En el extremo sur del continente, es Jorge Luis Borges quien contempla el cuadro de las heredades, pues la de sus breves ficciones de inmensas resonancias, la cultura europea, llega a suplir, desde luego, los vacíos enfrentados del océano y la pampa. Pero «cultura europea» para Borges es también cultura árabe y cultura hebrea. Cultura mediterránea. Con «Pierre Menard, autor del Quijote», Borges parecería culminar el trayecto transatlántico de Cervantes sólo para abrirlo de nuevo, pues Borges-Menard sólo nos dice que el siguiente lector es siempre el primer lector. No desprendo a la literatura argentina del resto de las literaturas iberoamericanas, pero sí considero que es la mejor. Borges no está solo. Lo acompañan por lo menos tres grandes novelistas. Adolfo Bioy Casares (La invención de Morel, José Bianco (Sombras suele vestir ) y, sobre todo, Julio Cortázar cuyo Rayuelaes la aguja de marear de nuestra modernidad literaria. Epica cómica y circular de nuestros frágiles equilibrios entre las dos orillas de una modernidad jánica, insegura de la cara que debe darle al futuro… y al pasado. Elaboración superior del lenguaje y de la fantasía, la obra de Cortázar remite nuestro recuerdo a otros argentinos que renovaron nuestro lenguaje —Roberto Arlt y Macedonio Fernández— y a dos uruguayos que refrescaron nuestra fantasía, Horacio Quiroga y Felisberto Hernández. Pero le sobra razón a Ricardo Piglia cuando se remonta a la obra maestra de nuestra literatura decimonónica, el Facundo, de Sarmiento, pues allí están ya, al cabo, finalmente, las semillas de una novela que es género de géneros, inclasificable y abarcante, biografía, reportaje, historia, economía, geografía, ficción de ficciones, realidad de realidades.

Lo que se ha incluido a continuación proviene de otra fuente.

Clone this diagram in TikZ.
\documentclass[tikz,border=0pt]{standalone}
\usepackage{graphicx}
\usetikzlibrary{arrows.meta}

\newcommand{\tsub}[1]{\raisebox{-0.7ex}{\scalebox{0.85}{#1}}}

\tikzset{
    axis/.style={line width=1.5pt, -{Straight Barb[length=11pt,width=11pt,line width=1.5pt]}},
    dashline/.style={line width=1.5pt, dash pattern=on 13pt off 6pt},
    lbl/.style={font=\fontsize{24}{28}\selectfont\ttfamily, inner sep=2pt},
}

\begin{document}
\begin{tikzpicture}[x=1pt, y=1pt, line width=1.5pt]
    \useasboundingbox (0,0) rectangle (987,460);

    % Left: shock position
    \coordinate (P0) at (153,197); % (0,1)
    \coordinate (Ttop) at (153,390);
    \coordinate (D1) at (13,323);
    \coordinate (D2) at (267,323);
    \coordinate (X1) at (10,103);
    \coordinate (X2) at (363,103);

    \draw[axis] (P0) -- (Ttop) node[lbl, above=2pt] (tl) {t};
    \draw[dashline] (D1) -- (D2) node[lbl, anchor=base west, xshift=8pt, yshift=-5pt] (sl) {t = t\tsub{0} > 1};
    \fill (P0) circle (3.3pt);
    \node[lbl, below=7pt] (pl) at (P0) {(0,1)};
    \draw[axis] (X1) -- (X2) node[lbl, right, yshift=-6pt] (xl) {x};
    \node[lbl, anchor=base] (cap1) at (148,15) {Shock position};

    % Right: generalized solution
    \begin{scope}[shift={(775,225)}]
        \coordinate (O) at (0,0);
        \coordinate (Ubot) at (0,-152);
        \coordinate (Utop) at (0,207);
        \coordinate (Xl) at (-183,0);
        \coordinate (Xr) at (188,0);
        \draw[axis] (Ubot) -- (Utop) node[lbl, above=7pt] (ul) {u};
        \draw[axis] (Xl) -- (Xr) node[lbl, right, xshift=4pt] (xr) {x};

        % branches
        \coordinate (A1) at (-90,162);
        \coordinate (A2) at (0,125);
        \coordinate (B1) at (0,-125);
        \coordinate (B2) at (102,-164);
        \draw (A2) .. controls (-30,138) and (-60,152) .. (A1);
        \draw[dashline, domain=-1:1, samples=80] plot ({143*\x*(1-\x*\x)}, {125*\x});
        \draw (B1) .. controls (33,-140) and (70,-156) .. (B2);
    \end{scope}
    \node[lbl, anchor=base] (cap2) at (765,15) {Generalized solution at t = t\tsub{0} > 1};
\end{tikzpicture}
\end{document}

También en Uruguay, Juan Carlos Onetti creó un pluriverso propio en las novelas de Santa María y, en Brasil, se produjeron el más público (Jorge Amado) y la más privada (Clarice Lispector) de los escritores. Pero la cima de la novela brasileña del siglo XX la alcanzó Joao Guimaraes Rosa en su espléndida Gran Sertón: veredas,una obra de originalidad incomparable en la que los mundos físico y mental encarnan literalmente mediante una audaz modulación de pronombres y tiempos verbales en cada oración.

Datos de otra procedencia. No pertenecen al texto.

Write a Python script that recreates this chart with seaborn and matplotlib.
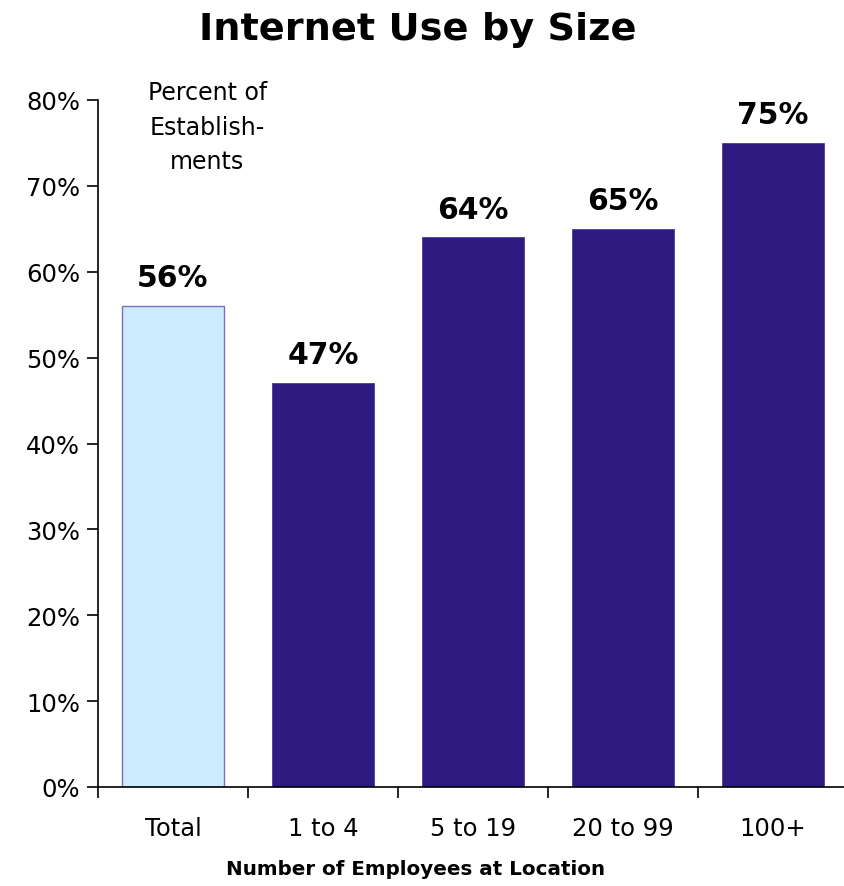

Repicar sin responso. No puedo olvidar a los novelistas de mi propia generación que ya se fueron. Manuel Puig, Severo Sarduy y, sobre todo, José Donoso, cuyo Obsceno pájaro de la noche es, en cierta forma, la novela final, onírica, barroca, simbólica, que arruina para siempre el jardín de la tía Isabel, la América como Edad de Oro, para instalarnos, desde el origen, en la pesadilla brutal de la historia. ¿Quién, más que Pepe Donoso, mereció y nunca obtuvo el Premio Cervantes?
Hablo de un pasado literario a veces rico, a veces pobre, siempre conflictivo. Hablo con optimismo de un presente y un porvenir como nuestras sociedades, cada vez menos clasificables y por lo tanto, cada vez más novelables. Y me excuso ante el lector, no tanto por las omisiones involuntarias, como por los recuerdos impostergables. Más como no es posible repicar y andar en la procesión, he optado por el repique sin responso pero limitándome a los novelistas físicamente desaparecidos aunque sus obras, sobra decirlo, pertenezcan al eterno presente de la lectura.